Northern Ireland Assembly and Government building in Stormont Estate in Belfast
With both an NI Assembly and a Local Government election in 2027, the campaign has already begun. One could be forgiven for thinking it’s all over bar the shouting at Stormont for this mandate, however, a few important milestones remain, and legislative developments which are important for us all.
Farming families in Northern Ireland are best served when the NI Executive and Assembly are in place, and where decisions can be made by locally elected decision makers. Nevertheless, the current mandate is going to be judged on delivery and specifically on what it has delivered for farmers. The biggest achievement was the agreement to ringfence the Sustainable Agriculture Programme budget (SAP) of over £300 million. Credit must be given to Minister Muir and the role he played in that, as well as the other Executive parties and the UFU’s own efforts. Apart from this specific achievement, the widespread feeling is that this mandate has delivered very little apart from stalemate on issues and a style of trench warfare on others, whereby UFU and wider industry have had to stand with a shield over the farming community, protecting it from many pieces of shrapnel.

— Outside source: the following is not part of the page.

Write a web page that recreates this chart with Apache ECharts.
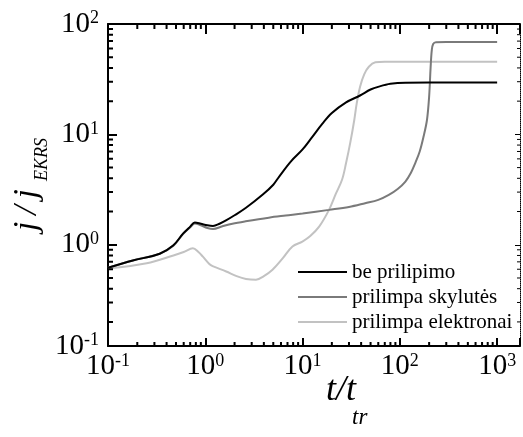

Etched into the memory of every farmer in Northern Ireland was the shambolic end of the last Assembly Mandate, which resulted in the disastrous Climate Change Act (Northern Ireland) 2022. The Act was a combination of the very worst of policymaking in Northern Ireland and an episode not to be repeated. However, one must ask whether lessons have lessons be learnt? Specifically on the Climate Change Act, there is widespread private acceptance that targets are not going to be met, albeit with the political class left scratching their heads as to what happens next. On other controversial policy matters, our politicians, the elected decision makers, should pause the process until the next Assembly mandate, as opposed to rushing through ill-thought-out policy.
The prominence of Agriculture in the upcoming months will be an interesting debate to follow as the election creeps ever closer. Following the UFU vote on no confidence in DAERA, an action which shook the system. The other political parties outside of the Alliance party were deeply concerned about the direction of travel of the relationship between the department and the farming community. Some in the farming community are convinced Agriculture will be a top-tier election issue, although when issues around education, health, and lack of infrastructure arise, will farming be centre stage?
UFU have established an election committee to plan and prepare ahead of the next local government and NI Assembly Elections. This work is essential to organising political events over the next year, creating manifestos, and most importantly, lobbying the political parties to adopt policies which are in the best interests of the farming families and achieve cross-party consensus on policy matters which any future NI Executive would have to pass into law.
Finally, and most importantly, our key ask is that those parties that support productive agriculture will make a concerted effort to take on the responsibility of serving as DAERA Minister and for all three parts of the department, agriculture, the environment and rural affairs, whilst also restoring trust and confidence back into relationships. Everything else flows from this outcome.